Personal information
- Born: 21 September 1967 (age 58) Hackney, London

Sport
- Sport: Field hockey
- Position: Forward

Senior career
- Years: Team / Caps / Goals
- 1986–2003: Old Loughtonians / - / -
- 2003–2010: Cannock / - / -

National team
- Years: Team / Caps / Goals
- –: England & Great Britain / 196 / (58)

Medal record
Men's field hockey
Representing England
European Championship
| Bronze medal – third place | 1995 Dublin | Team |

= Nick Thompson (field hockey) =

British field hockey player

Nicholas Thompson (born 21 September 1967) is a British former field hockey player who competed in the 1996 Summer Olympics. He gained 196 caps and scored 58 goals.

== Biography ==
Thompson, born in Hackney, only picked up a hockey stick in 1981 aged 14 but by 1983 was representing the England U16 team.

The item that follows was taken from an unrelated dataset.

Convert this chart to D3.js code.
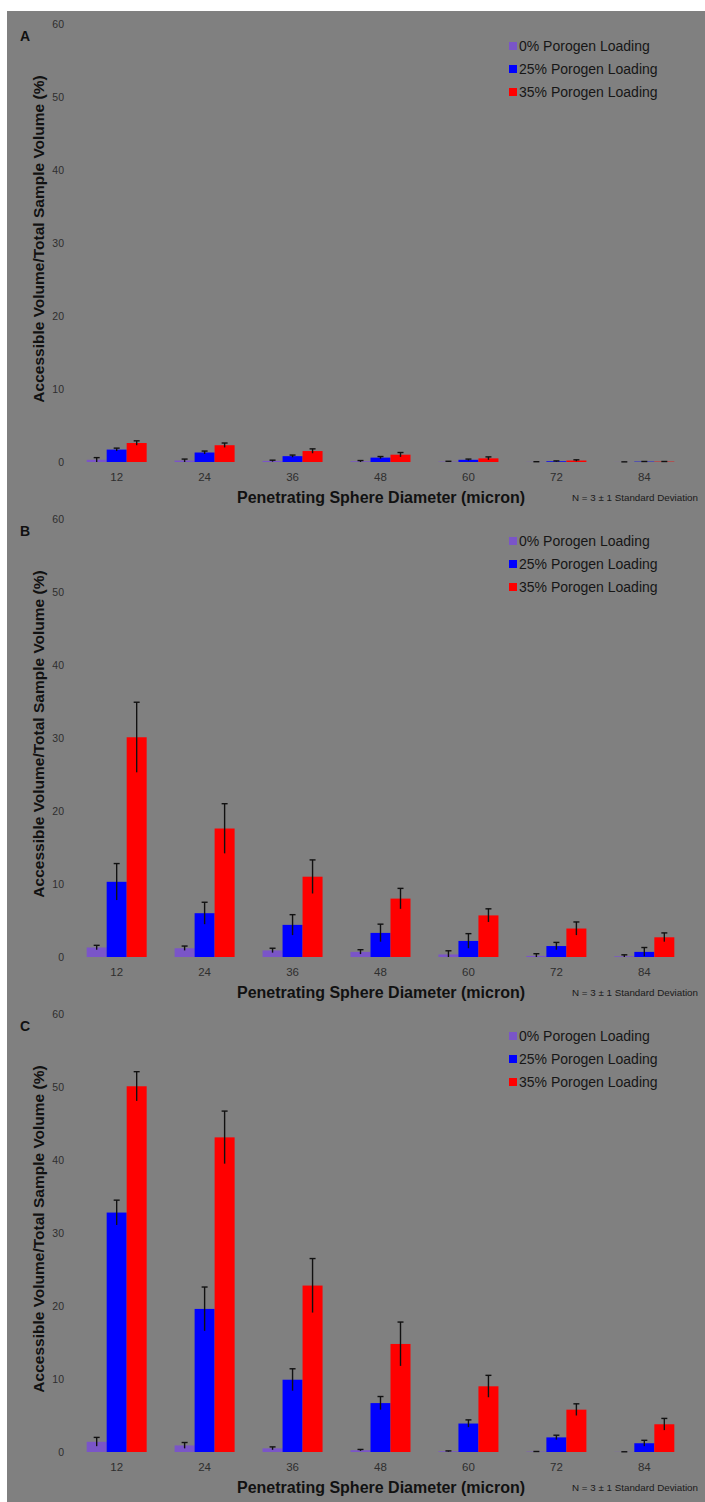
<!DOCTYPE html>
<html>
<head>
<meta charset="utf-8">
<script src="https://cdn.jsdelivr.net/npm/d3@7"></script>
<style>
  html, body { margin: 0; padding: 0; background: #ffffff; }
  svg { display: block; }
  text { font-family: "Liberation Sans", Arial, sans-serif; }
</style>
</head>
<body>
<svg id="chart" width="705" height="1502"></svg>
<script>
// Sphere diameters (micron) on the x axis
const categories = ["12", "24", "36", "48", "60", "72", "84"];
const seriesNames = ["0% Porogen Loading", "25% Porogen Loading", "35% Porogen Loading"];
const seriesColors = ["#7a55c8", "#0000ff", "#ff0000"];
const yTicks = [0, 10, 20, 30, 40, 50, 60];
const panelLabels = ["A", "B", "C"];

// Panel A: mean accessible volume (%) and one standard deviation
const a0 = [0.3, 0.2, 0.15, 0.1, 0.05, 0.02, 0.01];
const a0Err = [0.3, 0.2, 0.1, 0.1, 0.05, 0.02, 0.01];
const a25 = [1.7, 1.3, 0.8, 0.6, 0.3, 0.1, 0.05];
const a25Err = [0.2, 0.2, 0.15, 0.15, 0.1, 0.05, 0.02];
const a35 = [2.6, 2.3, 1.5, 1.0, 0.5, 0.2, 0.05];
const a35Err = [0.3, 0.3, 0.3, 0.3, 0.2, 0.1, 0.02];

// Panel B
const b0 = [1.3, 1.2, 0.9, 0.7, 0.35, 0.15, 0.1];
const b0Err = [0.3, 0.3, 0.3, 0.3, 0.5, 0.3, 0.2];
const b25 = [10.3, 6.0, 4.4, 3.3, 2.2, 1.5, 0.7];
const b25Err = [2.5, 1.5, 1.4, 1.2, 1.0, 0.5, 0.6];
const b35 = [30.1, 17.6, 11.0, 8.0, 5.7, 3.9, 2.7];
const b35Err = [4.8, 3.4, 2.3, 1.4, 0.9, 0.9, 0.6];

// Panel C
const c0 = [1.4, 0.9, 0.5, 0.25, 0.1, 0.05, 0.02];
const c0Err = [0.6, 0.4, 0.2, 0.1, 0.05, 0.02, 0.01];
const c25 = [32.8, 19.6, 9.9, 6.7, 3.9, 2.0, 1.2];
const c25Err = [1.7, 3.0, 1.5, 0.9, 0.5, 0.3, 0.4];
const c35 = [50.1, 43.1, 22.8, 14.8, 9.0, 5.8, 3.8];
const c35Err = [2.0, 3.6, 3.7, 3.0, 1.5, 0.8, 0.8];

const panels = [
  { label: panelLabels[0], values: [a0, a25, a35], errors: [a0Err, a25Err, a35Err] },
  { label: panelLabels[1], values: [b0, b25, b35], errors: [b0Err, b25Err, b35Err] },
  { label: panelLabels[2], values: [c0, c25, c35], errors: [c0Err, c25Err, c35Err] }
];

const svg = d3.select("#chart");
svg.append("rect")
  .attr("x", 7).attr("y", 11)
  .attr("width", 705 - 7).attr("height", 1502 - 11)
  .attr("fill", "#808080");

const panelHeight = 495;

// Shared scales (per-panel vertical offset applied with a transform)
const x = d3.scaleBand()
  .domain(categories)
  .range([72.7, 688.3])
  .paddingInner(1 - 60 / 87.94)
  .paddingOuter((1 - 60 / 87.94) / 2);

const xSeries = d3.scaleBand()
  .domain(d3.range(seriesNames.length))
  .range([0, x.bandwidth()])
  .padding(0);

const y = d3.scaleLinear().domain([0, 60]).range([462, 24]);

panels.forEach((p, pi) => {
  const g = svg.append("g").attr("transform", `translate(0, ${pi * panelHeight})`);

  // panel letter
  g.append("text")
    .attr("x", 25).attr("y", 41)
    .attr("text-anchor", "middle")
    .attr("font-size", 14).attr("font-weight", "bold")
    .attr("fill", "#111")
    .text(p.label);

  // y tick labels
  g.append("g")
    .selectAll("text")
    .data(yTicks)
    .join("text")
    .attr("x", 64)
    .attr("y", d => y(d))
    .attr("dy", "0.35em")
    .attr("text-anchor", "end")
    .attr("font-size", 10.5)
    .attr("fill", "#2e2e2e")
    .text(d => d);

  // y title
  g.append("text")
    .attr("transform", `translate(44, ${(y(0) + y(60)) / 2 - 4}) rotate(-90)`)
    .attr("text-anchor", "middle")
    .attr("font-size", 15.5).attr("font-weight", "bold")
    .attr("fill", "#111")
    .text("Accessible Volume/Total Sample Volume (%)");

  // bars
  const groups = g.append("g")
    .selectAll("g")
    .data(categories)
    .join("g")
    .attr("transform", d => `translate(${x(d)},0)`);

  groups.selectAll("rect")
    .data((d, i) => p.values.map((vals, s) => ({ s, v: vals[i], e: p.errors[s][i] })))
    .join("rect")
    .attr("x", d => xSeries(d.s))
    .attr("width", xSeries.bandwidth())
    .attr("y", d => y(d.v))
    .attr("height", d => y(0) - y(d.v))
    .attr("fill", d => seriesColors[d.s]);

  // error bars (± 1 SD)
  const eb = groups.selectAll("g.err")
    .data((d, i) => p.values.map((vals, s) => ({ s, v: vals[i], e: p.errors[s][i] })))
    .join("g")
    .attr("class", "err")
    .attr("stroke", "#111")
    .attr("stroke-width", 1.4);

  const cx = d => xSeries(d.s) + xSeries.bandwidth() / 2;
  eb.append("line")
    .attr("x1", cx).attr("x2", cx)
    .attr("y1", d => y(Math.max(0, d.v - d.e)))
    .attr("y2", d => y(d.v + d.e));
  eb.append("line")
    .attr("x1", d => cx(d) - 3).attr("x2", d => cx(d) + 3)
    .attr("y1", d => y(d.v + d.e)).attr("y2", d => y(d.v + d.e));

  // x tick labels
  g.append("g")
    .selectAll("text")
    .data(categories)
    .join("text")
    .attr("x", d => x(d) + x.bandwidth() / 2)
    .attr("y", y(0) + 19)
    .attr("text-anchor", "middle")
    .attr("font-size", 11.5)
    .attr("fill", "#2e2e2e")
    .text(d => d);

  // x title
  g.append("text")
    .attr("x", 381).attr("y", y(0) + 41)
    .attr("text-anchor", "middle")
    .attr("font-size", 16).attr("font-weight", "bold")
    .attr("fill", "#111")
    .text("Penetrating Sphere Diameter (micron)");

  // sample-size note
  g.append("text")
    .attr("x", 572).attr("y", y(0) + 39)
    .attr("font-size", 9.8)
    .attr("fill", "#1a1a1a")
    .text("N = 3 \u00B1 1 Standard Deviation");

  // legend
  const lg = g.append("g")
    .selectAll("g")
    .data(seriesNames)
    .join("g")
    .attr("transform", (d, i) => `translate(509, ${46 + i * 23})`);
  lg.append("rect")
    .attr("x", 0).attr("y", -4)
    .attr("width", 8).attr("height", 8)
    .attr("fill", (d, i) => seriesColors[i]);
  lg.append("text")
    .attr("x", 10).attr("dy", "0.35em")
    .attr("font-size", 14)
    .attr("fill", "#161616")
    .text(d => d);
});
</script>
</body>
</html>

Thompson played club hockey for Old Loughtonians Hockey Club in the Men's England Hockey League from 1986 and was involved in the Seoul 1988 Olympic training squad. He was selected for the 1990 Men's Hockey World Cup. After missing selection for the 1992 Olympics he was added to the squad for the 1994 Men's Hockey World Cup.

Still at Old Loughtonians he was selected for the 1996 Olympic Games in Atlanta and participated in the 1998 Men's Hockey World Cup.

Thompson left Old Loughtonians to join Cannock and experienced a legue title success during the 2003–04 England Hockey League season and in 2010 would become the England Hockey leagues all–time record scorer with 280 goals.

Thompson coached after finishing his playing career and coached the U21 England U21 squad from 2006 until 2008. In 2010 coached Cambridge City Hockey Club to National League status.